#### MATERIAL PROVIDED ####

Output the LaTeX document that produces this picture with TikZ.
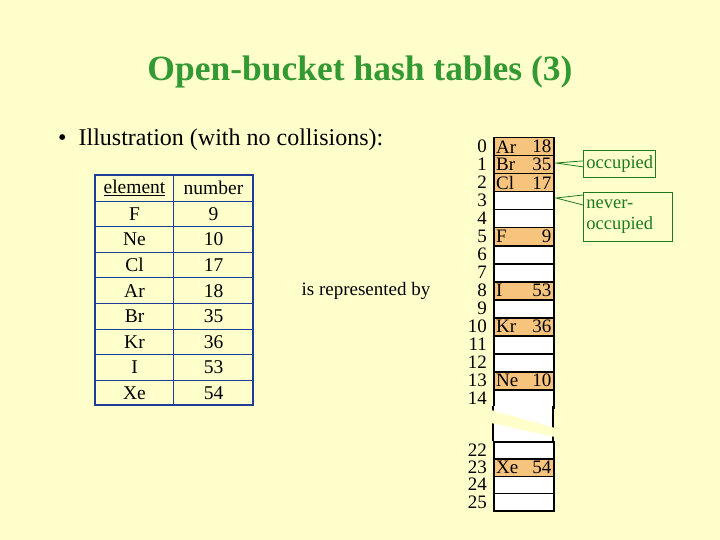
\documentclass[tikz,border=0pt]{standalone}
\usepackage{fontspec}
\setmainfont{Liberation Serif}
\definecolor{bg}{HTML}{FFFFCC}
\definecolor{ttl}{HTML}{339933}
\definecolor{occ}{HTML}{F7C47E}
\definecolor{tblue}{HTML}{1F3C99}
\definecolor{cg}{HTML}{1E7A1E}
\begin{document}
\begin{tikzpicture}[x=1pt,y=-1pt,
  txt/.style={inner sep=0pt,font=\fontsize{19.5}{19.5}\selectfont},
  htxt/.style={inner sep=0pt,font=\fontsize{19}{19}\selectfont},
  cell/.style={draw=black,line width=1.5pt,minimum width=60pt,minimum height=18pt,inner sep=0pt,anchor=north west},
  full/.style={cell,fill=occ},
  empt/.style={cell,fill=white},
  idx/.style={inner sep=0pt,anchor=east,font=\fontsize{19}{19}\selectfont},
  callout/.style={draw=cg,fill=bg,text=cg,line width=0.8pt,font=\fontsize{18.5}{21}\selectfont,align=left,inner sep=3pt}]
\fill[bg] (0,0) rectangle (720,540);
\useasboundingbox (0,0) rectangle (720,540);
\node[text=ttl,font=\bfseries\fontsize{35.5}{35.5}\selectfont] (title) at (360,72) {Open-bucket hash tables (3)};
\node[inner sep=0pt,anchor=west,font=\fontsize{24}{24}\selectfont] (bul) at (58,140) {\textbullet\ \ Illustration (with no collisions):};
% left table
\foreach \i/\e/\n in {0/{\underline{element}}/number,1/F/9,2/Ne/10,3/Cl/17,4/Ar/18,5/Br/35,6/Kr/36,7/I/53,8/Xe/54}{
  \node[draw=tblue,line width=1pt,minimum width=78pt,minimum height=25.6pt,anchor=north west,txt] (e\i) at (95,{175+25.6*\i}) {\e};
  \node[draw=tblue,line width=1pt,minimum width=80pt,minimum height=25.6pt,anchor=north west,txt] (n\i) at (173,{175+25.6*\i}) {\n};
}
\draw[tblue,line width=2pt] (95,175) rectangle (253,405.4);
\node[htxt] (rep) at (366,291) {is represented by};
% hash table rows 0-14
\foreach \i/\e/\n in {0/Ar/18,1/Br/35,2/Cl/17,5/F/9,8/I/53,10/Kr/36,13/Ne/10}{
  \node[full] (c\i) at (493,{137+18*\i}) {};
  \node[htxt,anchor=west] at ([xshift=3pt]c\i.west) {\e};
  \node[htxt,anchor=east] at ([xshift=-3pt]c\i.east) {\n};
}
\foreach \i in {3,4,6,7,9,11,12,14}{ \node[empt] (c\i) at (493,{137+18*\i}) {}; }
\foreach \i in {0,...,14}{ \node[idx] at (487,{146+18*\i}) {\i}; }
% broken part
\fill[white] (493,406) rectangle (553,441);
\draw[black,line width=1.5pt] (493,406) -- (493,441) (553,406) -- (553,441);
\fill[bg] (491,410) -- (555,428) -- (555,437) -- (491,423) -- cycle;
% rows 22-25
\foreach \i/\k in {0/22,1/23,2/24,3/25}{
  \node[empt,minimum height=17.3pt] (d\k) at (493,{441+17.3*\i}) {};
  \node[idx] at (487,{450+17.3*\i}) {\k};
}
\node[full,minimum height=17.3pt] (d23) at (493,458.3) {};
\node[htxt,anchor=west] at ([xshift=3pt]d23.west) {Xe};
\node[htxt,anchor=east] at ([xshift=-3pt]d23.east) {54};
% callouts
\node[callout,text width=66pt,minimum height=27pt,anchor=north west] (occbox) at (583,150) {occupied};
\node[callout,text width=83pt,minimum height=49pt,anchor=north west] (nevbox) at (583,192) {never-\\occupied};
\coordinate (p1) at (556,163);
\coordinate (p2) at (556,198);
\fill[bg] ([yshift=-3pt]occbox.west) -- (p1) -- ([yshift=3pt]occbox.west) -- cycle;
\draw[cg,line width=0.8pt] ([yshift=-3pt]occbox.west) -- (p1) -- ([yshift=3pt]occbox.west);
\draw[cg,line width=0.8pt] (583,195) -- (p2) -- (583,205);
\end{tikzpicture}
\end{document}
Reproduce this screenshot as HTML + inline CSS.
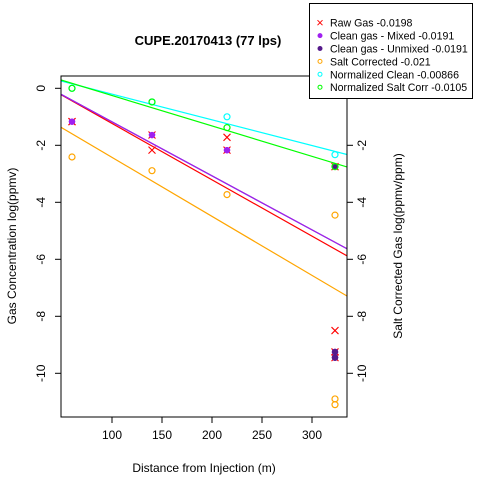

####

_WHAT TO DO_: Every line above should be returned exactly; the pictures stay out.

_COMPLETED TASK_:
Output the LaTeX document that produces this picture with TikZ.
\documentclass[tikz,border=0pt]{standalone}
\usepackage{fontspec}
\setmainfont{Liberation Serif}
\definecolor{bg}{HTML}{FFFFCC}
\definecolor{ttl}{HTML}{339933}
\definecolor{occ}{HTML}{F7C47E}
\definecolor{tblue}{HTML}{1F3C99}
\definecolor{cg}{HTML}{1E7A1E}
\begin{document}
\begin{tikzpicture}[x=1pt,y=-1pt,
  txt/.style={inner sep=0pt,font=\fontsize{19.5}{19.5}\selectfont},
  htxt/.style={inner sep=0pt,font=\fontsize{19}{19}\selectfont},
  cell/.style={draw=black,line width=1.5pt,minimum width=60pt,minimum height=18pt,inner sep=0pt,anchor=north west},
  full/.style={cell,fill=occ},
  empt/.style={cell,fill=white},
  idx/.style={inner sep=0pt,anchor=east,font=\fontsize{19}{19}\selectfont},
  callout/.style={draw=cg,fill=bg,text=cg,line width=0.8pt,font=\fontsize{18.5}{21}\selectfont,align=left,inner sep=3pt}]
\fill[bg] (0,0) rectangle (720,540);
\useasboundingbox (0,0) rectangle (720,540);
\node[text=ttl,font=\bfseries\fontsize{35.5}{35.5}\selectfont] (title) at (360,72) {Open-bucket hash tables (3)};
\node[inner sep=0pt,anchor=west,font=\fontsize{24}{24}\selectfont] (bul) at (58,140) {\textbullet\ \ Illustration (with no collisions):};
% left table
\foreach \i/\e/\n in {0/{\underline{element}}/number,1/F/9,2/Ne/10,3/Cl/17,4/Ar/18,5/Br/35,6/Kr/36,7/I/53,8/Xe/54}{
  \node[draw=tblue,line width=1pt,minimum width=78pt,minimum height=25.6pt,anchor=north west,txt] (e\i) at (95,{175+25.6*\i}) {\e};
  \node[draw=tblue,line width=1pt,minimum width=80pt,minimum height=25.6pt,anchor=north west,txt] (n\i) at (173,{175+25.6*\i}) {\n};
}
\draw[tblue,line width=2pt] (95,175) rectangle (253,405.4);
\node[htxt] (rep) at (366,291) {is represented by};
% hash table rows 0-14
\foreach \i/\e/\n in {0/Ar/18,1/Br/35,2/Cl/17,5/F/9,8/I/53,10/Kr/36,13/Ne/10}{
  \node[full] (c\i) at (493,{137+18*\i}) {};
  \node[htxt,anchor=west] at ([xshift=3pt]c\i.west) {\e};
  \node[htxt,anchor=east] at ([xshift=-3pt]c\i.east) {\n};
}
\foreach \i in {3,4,6,7,9,11,12,14}{ \node[empt] (c\i) at (493,{137+18*\i}) {}; }
\foreach \i in {0,...,14}{ \node[idx] at (487,{146+18*\i}) {\i}; }
% broken part
\fill[white] (493,406) rectangle (553,441);
\draw[black,line width=1.5pt] (493,406) -- (493,441) (553,406) -- (553,441);
\fill[bg] (491,410) -- (555,428) -- (555,437) -- (491,423) -- cycle;
% rows 22-25
\foreach \i/\k in {0/22,1/23,2/24,3/25}{
  \node[empt,minimum height=17.3pt] (d\k) at (493,{441+17.3*\i}) {};
  \node[idx] at (487,{450+17.3*\i}) {\k};
}
\node[full,minimum height=17.3pt] (d23) at (493,458.3) {};
\node[htxt,anchor=west] at ([xshift=3pt]d23.west) {Xe};
\node[htxt,anchor=east] at ([xshift=-3pt]d23.east) {54};
% callouts
\node[callout,text width=66pt,minimum height=27pt,anchor=north west] (occbox) at (583,150) {occupied};
\node[callout,text width=83pt,minimum height=49pt,anchor=north west] (nevbox) at (583,192) {never-\\occupied};
\coordinate (p1) at (556,163);
\coordinate (p2) at (556,198);
\fill[bg] ([yshift=-3pt]occbox.west) -- (p1) -- ([yshift=3pt]occbox.west) -- cycle;
\draw[cg,line width=0.8pt] ([yshift=-3pt]occbox.west) -- (p1) -- ([yshift=3pt]occbox.west);
\draw[cg,line width=0.8pt] (583,195) -- (p2) -- (583,205);
\end{tikzpicture}
\end{document}
Reproduce this screenshot as HTML + inline CSS.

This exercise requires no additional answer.